▶ **TASK DETAILS**
Write out the listing, please, but only from its first line through the line containing "const pitchTicks = [40, 60, 80, 100, 120, 140, 160, 180];", exactly as given and without pictures.

▶ **GIVEN MATERIAL**
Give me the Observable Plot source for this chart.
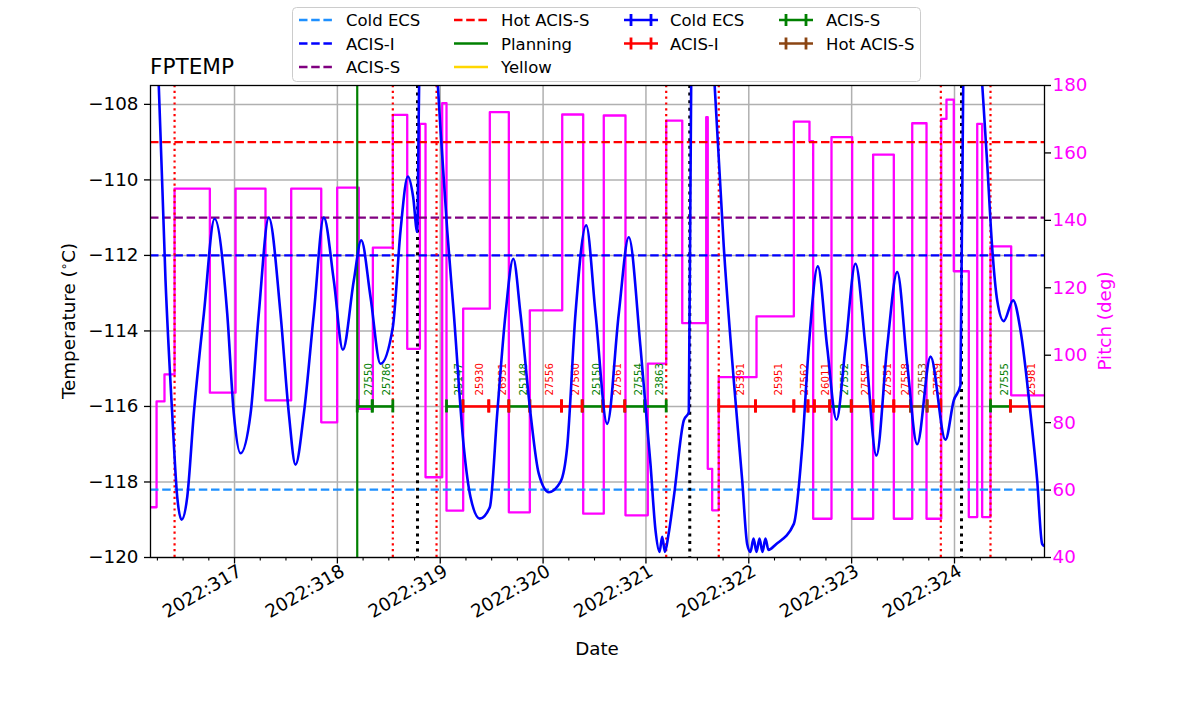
<!DOCTYPE html>
<html><head><meta charset="utf-8">
<script src="https://cdn.jsdelivr.net/npm/d3@7"></script>
<script src="https://cdn.jsdelivr.net/npm/@observablehq/plot@0.6"></script>
<style>
body{margin:0;background:#fff;font-family:"DejaVu Sans",sans-serif;}
#wrap{position:relative;width:1200px;height:714px;overflow:hidden;background:#fff;}
#wrap > svg{position:absolute;left:0;top:0;max-width:none;}
</style></head>
<body><div id="wrap"></div>
<script>
// ---------- data ----------
const dayTicks = [317, 318, 319, 320, 321, 322, 323, 324];
const minorDayTicks = [316.25,316.5,316.75,317.25,317.5,317.75,318.25,318.5,318.75,319.25,319.5,319.75,320.25,320.5,320.75,321.25,321.5,321.75,322.25,322.5,322.75,323.25,323.5,323.75,324.25,324.5,324.75];
const tempTicks = [-120, -118, -116, -114, -112, -110, -108];
const pitchTicks = [40, 60, 80, 100, 120, 140, 160, 180];

const tempDays = [316.183,316.264,316.329,316.394,316.443,316.485,316.540,316.604,316.702,316.806,316.929,316.993,317.058,317.156,317.236,317.333,317.447,317.528,317.593,317.674,317.771,317.868,317.965,318.053,318.160,318.232,318.322,318.419,318.539,318.614,318.685,318.737,318.776,318.796,318.886,318.976,319.003,319.068,319.132,319.229,319.294,319.385,319.482,319.554,319.635,319.710,319.780,319.878,319.958,320.056,320.169,320.234,320.315,320.419,320.510,320.623,320.736,320.833,320.947,321.044,321.093,321.132,321.158,321.185,321.219,321.271,321.368,321.417,321.440,321.550,321.667,321.757,321.854,321.936,321.984,322.016,322.046,322.075,322.104,322.133,322.162,322.191,322.260,322.438,322.519,322.583,322.671,322.762,322.853,322.940,323.037,323.135,323.241,323.345,323.443,323.540,323.637,323.767,323.912,323.993,324.058,324.085,324.175,324.269,324.318,324.366,324.415,324.479,324.570,324.642,324.739,324.804,324.852,324.875];
const tempValues = [-104.5,-107.55,-112.66,-116.19,-118.4,-119.0,-118.4,-116.19,-113.54,-111.03,-113.54,-116.19,-117.24,-116.19,-113.54,-111.0,-113.54,-116.19,-117.54,-116.19,-113.54,-111.0,-112.66,-114.5,-112.66,-111.6,-113.1,-114.87,-113.9,-111.34,-109.91,-110.46,-111.38,-107.37,-103.0,-107.45,-108.69,-111.34,-113.54,-117.08,-118.40,-118.97,-118.67,-116.19,-113.54,-112.09,-113.54,-116.19,-117.78,-118.27,-118.0,-117.08,-113.54,-111.2,-113.54,-116.46,-113.54,-111.52,-114.43,-117.52,-119.28,-119.85,-119.45,-119.85,-119.4,-118.40,-116.37,-116.15,-107.37,-103.0,-107.45,-111.78,-115.31,-117.96,-119.64,-119.85,-119.5,-119.85,-119.5,-119.85,-119.5,-119.8,-119.66,-119.11,-117.08,-114.43,-112.29,-114.43,-116.35,-114.43,-112.22,-114.43,-117.3,-114.43,-112.44,-114.87,-117.0,-114.68,-116.88,-115.84,-115.44,-107.37,-103.5,-107.45,-109.57,-111.78,-113.19,-113.74,-113.19,-113.99,-116.19,-117.96,-119.64,-119.7];

const pitchDays = [316.183,316.242,316.319,316.417,316.760,317.010,317.301,317.551,317.843,317.998,318.208,318.345,318.539,318.679,318.802,318.857,319.019,319.061,319.223,319.482,319.667,319.871,320.186,320.390,320.590,320.801,321.018,321.197,321.353,321.586,321.601,321.644,321.708,322.075,322.438,322.590,322.626,322.804,323.005,323.209,323.410,323.589,323.728,323.871,323.922,323.993,324.139,324.221,324.269,324.350,324.551,324.875];
const pitchValues = [54.9,86.3,94.3,149.4,88.9,149.4,86.6,149.4,80.1,149.7,84.1,131.9,171.3,101.9,168.6,63.8,174.8,53.9,113.8,172.1,53.4,113.3,171.4,53.0,171.1,52.5,97.5,169.6,109.5,170.6,66.3,54.0,93.5,111.5,169.3,163.5,51.5,164.7,51.5,159.5,51.5,168.8,51.5,170.1,175.8,124.9,52.0,168.6,52.0,132.3,88.1,88.1];

const limitNames = ["Cold ECS", "ACIS-I", "ACIS-S", "Hot ACIS-S"];
const limitValues = [-118.2, -112, -111, -109];

const planningDays = [318.193];
const radDays = [316.417, 318.539, 318.964, 321.197, 321.708, 323.867, 324.350];
const perigeeDays = [318.779, 321.426, 324.068];

const obsLevel = -116;
const obsStart = [318.193,318.339,319.061,319.220,319.472,319.667,319.871,320.179,320.380,320.581,320.794,320.989,321.708,322.065,322.438,322.575,322.637,322.786,322.996,323.209,323.410,323.572,323.734,324.350,324.544];
const obsEnd   = [318.339,318.539,319.220,319.472,319.667,319.871,320.179,320.380,320.581,320.794,320.989,321.197,322.065,322.438,322.575,322.637,322.786,322.996,323.209,323.410,323.572,323.734,323.867,324.544,324.875];
const obsIds   = ["27550","25786","25147","25930","26931","25148","27556","27560","25150","27561","27554","23863","25391","25951","27562","","26011","27552","27557","27551","27558","27553","27559","27555","25981"];
const obsInstr = ["ACIS-S","ACIS-S","ACIS-S","ACIS-I","ACIS-I","ACIS-S","ACIS-I","ACIS-I","ACIS-S","ACIS-I","ACIS-S","ACIS-S","ACIS-I","ACIS-I","ACIS-I","ACIS-I","ACIS-I","ACIS-S","ACIS-I","ACIS-I","ACIS-I","Hot ACIS-S","ACIS-I","ACIS-S","ACIS-I"];

// ---------- styles ----------
const limitColor = {"Cold ECS": "#1e90ff", "ACIS-I": "#0000ff", "ACIS-S": "#800080", "Hot ACIS-S": "#ff0000"};
const instrColor = {"Cold ECS": "#0000ff", "ACIS-I": "#ff0000", "ACIS-S": "#008000", "Hot ACIS-S": "#8b4513"};
const FONT = "DejaVu Sans";
const W = 1200, H = 714;
const M = {marginLeft: 150, marginRight: 156, marginTop: 85, marginBottom: 157};
const xDomain = [316.183, 324.875];
const minus = d => d < 0 ? "\u2212" + Math.abs(d) : String(d);

const tempData = tempDays.map((d, i) => ({day: d, temp: tempValues[i]}));
const pitchData = pitchDays.map((d, i) => ({day: d, pitch: pitchValues[i]}));
const limits = limitNames.map((n, i) => ({name: n, value: limitValues[i]}));
const obs = obsStart.map((s, i) => ({start: s, end: obsEnd[i], id: obsIds[i], instr: obsInstr[i], level: obsLevel}));
const instruments = ["ACIS-S", "ACIS-I", "Hot ACIS-S"];

const wrap = document.getElementById("wrap");
const baseStyle = {background: "transparent", fontFamily: FONT, fontSize: "18.3px", color: "black", overflow: "visible"};

// layer 1: grid
const gridLayer = Plot.plot({
  width: W, height: H, ...M, style: baseStyle,
  x: {domain: xDomain, axis: null},
  y: {domain: [-120, -107.5], axis: null},
  marks: [
    Plot.ruleX(dayTicks, {stroke: "#b0b0b0", strokeWidth: 1.5}),
    Plot.ruleY(tempTicks, {stroke: "#b0b0b0", strokeWidth: 1.5})
  ]
});

// layer 2: pitch
const pitchLayer = Plot.plot({
  width: W, height: H, ...M, style: baseStyle,
  x: {domain: xDomain, axis: null},
  y: {domain: [40, 180], axis: null},
  marks: [
    Plot.line(pitchData, {x: "day", y: "pitch", curve: "step-after", stroke: "#ff00ff", strokeWidth: 2.3, clip: true}),
    Plot.axisY({anchor: "right", ticks: pitchTicks, tickSize: 6, tickPadding: 2, stroke: "black", fill: "#ff00ff", strokeWidth: 1.3, label: null, textAnchor: "start"})
  ]
});

// layer 3: main
const mainMarks = [];
for (const l of limits) {
  mainMarks.push(Plot.ruleY([l], {y: "value", stroke: limitColor[l.name], strokeWidth: 2.3, strokeDasharray: "8.5,3.7"}));
}
mainMarks.push(Plot.ruleX(planningDays, {stroke: "#008000", strokeWidth: 2.2}));
mainMarks.push(Plot.ruleX(radDays, {stroke: "#ff0000", strokeWidth: 2.2, strokeDasharray: "2.2,3.6"}));
mainMarks.push(Plot.ruleX(perigeeDays, {stroke: "black", strokeWidth: 3, strokeDasharray: "3,4.6"}));
for (const ins of instruments) {
  const sub = obs.filter(o => o.instr === ins);
  const c = instrColor[ins];
  mainMarks.push(Plot.ruleY(sub, {x1: "start", x2: "end", y: "level", stroke: c, strokeWidth: 2.6, clip: true}));
  mainMarks.push(Plot.ruleX(sub, {x: "start", y1: "level", y2: "level", insetTop: -6.5, insetBottom: -6.5, stroke: c, strokeWidth: 2.8}));
  mainMarks.push(Plot.ruleX(sub.filter(o => o.end < xDomain[1]), {x: "end", y1: "level", y2: "level", insetTop: -6.5, insetBottom: -6.5, stroke: c, strokeWidth: 2.8}));
  mainMarks.push(Plot.text(sub, {x: o => (o.start + o.end) / 2, y: "level", text: "id", rotate: -90, textAnchor: "start", lineAnchor: "top", dy: -11, fontSize: 10.2, fill: c}));
}
mainMarks.push(Plot.line(tempData, {x: "day", y: "temp", curve: "monotone-x", stroke: "#0000ff", strokeWidth: 2.6, clip: true}));
mainMarks.push(Plot.frame({stroke: "black", strokeWidth: 1.3}));
mainMarks.push(Plot.axisY({ticks: tempTicks, tickSize: 6, tickPadding: 6, tickFormat: minus, strokeWidth: 1.3, label: null}));
mainMarks.push(Plot.axisX({ticks: minorDayTicks, tickSize: 3.5, tickFormat: () => "", strokeWidth: 1.1, label: null}));
mainMarks.push(Plot.axisX({ticks: dayTicks, tickSize: 6.5, tickFormat: () => "", strokeWidth: 1.3, label: null}));
mainMarks.push(Plot.text(dayTicks, {x: d => d, frameAnchor: "bottom", text: d => "2022:" + d, rotate: -30, textAnchor: "end", lineAnchor: "top", dy: 6, dx: 2, fontSize: 18.3, fill: "black"}));

const mainLayer = Plot.plot({
  width: W, height: H, ...M, style: baseStyle,
  x: {domain: xDomain, axis: null},
  y: {domain: [-120, -107.5], axis: null},
  marks: mainMarks
});

wrap.append(gridLayer, pitchLayer, mainLayer);

// overlay: title, axis labels, legend
const ov = d3.create("svg").attr("width", W).attr("height", H).attr("font-family", FONT);
ov.append("text").attr("x", 150).attr("y", 73.5).attr("font-size", 21.6).text("FPTEMP");
ov.append("text").attr("x", 597).attr("y", 655).attr("text-anchor", "middle").attr("font-size", 18.3).text("Date");
const tl = ov.append("text").attr("transform", "translate(75,321) rotate(-90)").attr("text-anchor", "middle").attr("font-size", 18.3);
tl.append("tspan").text("Temperature (");
tl.append("tspan").attr("font-size", 12).attr("baseline-shift", "super").text("\u2218");
tl.append("tspan").text("C)");
ov.append("text").attr("transform", "translate(1111,321) rotate(-90)").attr("text-anchor", "middle").attr("font-size", 18.3).attr("fill", "#ff00ff").text("Pitch (deg)");

// legend
const legendNames = ["Cold ECS","ACIS-I","ACIS-S","Hot ACIS-S","Planning","Yellow","Cold ECS","ACIS-I","ACIS-S","Hot ACIS-S"];
const legendKinds = ["dash","dash","dash","dash","solid","solid","err","err","err","err"];
const legendColors = ["#1e90ff","#0000ff","#800080","#ff0000","#008000","#ffd700","#0000ff","#ff0000","#008000","#8b4513"];
const legendCol = [0,0,0,1,1,1,2,2,3,3];
const legendRow = [0,1,2,0,1,2,0,1,0,1];
const colHandleX = [299, 454, 624, 779];
const colTextX = [346, 501, 670, 826];
const rowY = [20, 43.5, 67];
ov.append("rect").attr("x", 292.5).attr("y", 7.5).attr("width", 628).attr("height", 74).attr("rx", 4)
  .attr("fill", "white").attr("fill-opacity", 0.8).attr("stroke", "#cccccc").attr("stroke-width", 1);
legendNames.forEach((name, i) => {
  const hx = colHandleX[legendCol[i]], tx = colTextX[legendCol[i]], y = rowY[legendRow[i]];
  const c = legendColors[i];
  const g = ov.append("g");
  const ln = g.append("line").attr("x1", hx).attr("x2", hx + 34).attr("y1", y).attr("y2", y).attr("stroke", c).attr("stroke-width", legendKinds[i] === "err" ? 2.6 : 2.3);
  if (legendKinds[i] === "dash") ln.attr("stroke-dasharray", "8.5,3.7");
  if (legendKinds[i] === "err") {
    for (const cx of [hx + 7, hx + 27]) {
      g.append("line").attr("x1", cx).attr("x2", cx).attr("y1", y - 6).attr("y2", y + 6).attr("stroke", c).attr("stroke-width", 2.8);
    }
  }
  g.append("text").attr("x", tx).attr("y", y + 6).attr("font-size", 16.5).text(name);
});
wrap.append(ov.node());
</script>
</body></html>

▶ **FINAL RESULT**
Give me the Observable Plot source for this chart.
<!DOCTYPE html>
<html><head><meta charset="utf-8">
<script src="https://cdn.jsdelivr.net/npm/d3@7"></script>
<script src="https://cdn.jsdelivr.net/npm/@observablehq/plot@0.6"></script>
<style>
body{margin:0;background:#fff;font-family:"DejaVu Sans",sans-serif;}
#wrap{position:relative;width:1200px;height:714px;overflow:hidden;background:#fff;}
#wrap > svg{position:absolute;left:0;top:0;max-width:none;}
</style></head>
<body><div id="wrap"></div>
<script>
// ---------- data ----------
const dayTicks = [317, 318, 319, 320, 321, 322, 323, 324];
const minorDayTicks = [316.25,316.5,316.75,317.25,317.5,317.75,318.25,318.5,318.75,319.25,319.5,319.75,320.25,320.5,320.75,321.25,321.5,321.75,322.25,322.5,322.75,323.25,323.5,323.75,324.25,324.5,324.75];
const tempTicks = [-120, -118, -116, -114, -112, -110, -108];
const pitchTicks = [40, 60, 80, 100, 120, 140, 160, 180];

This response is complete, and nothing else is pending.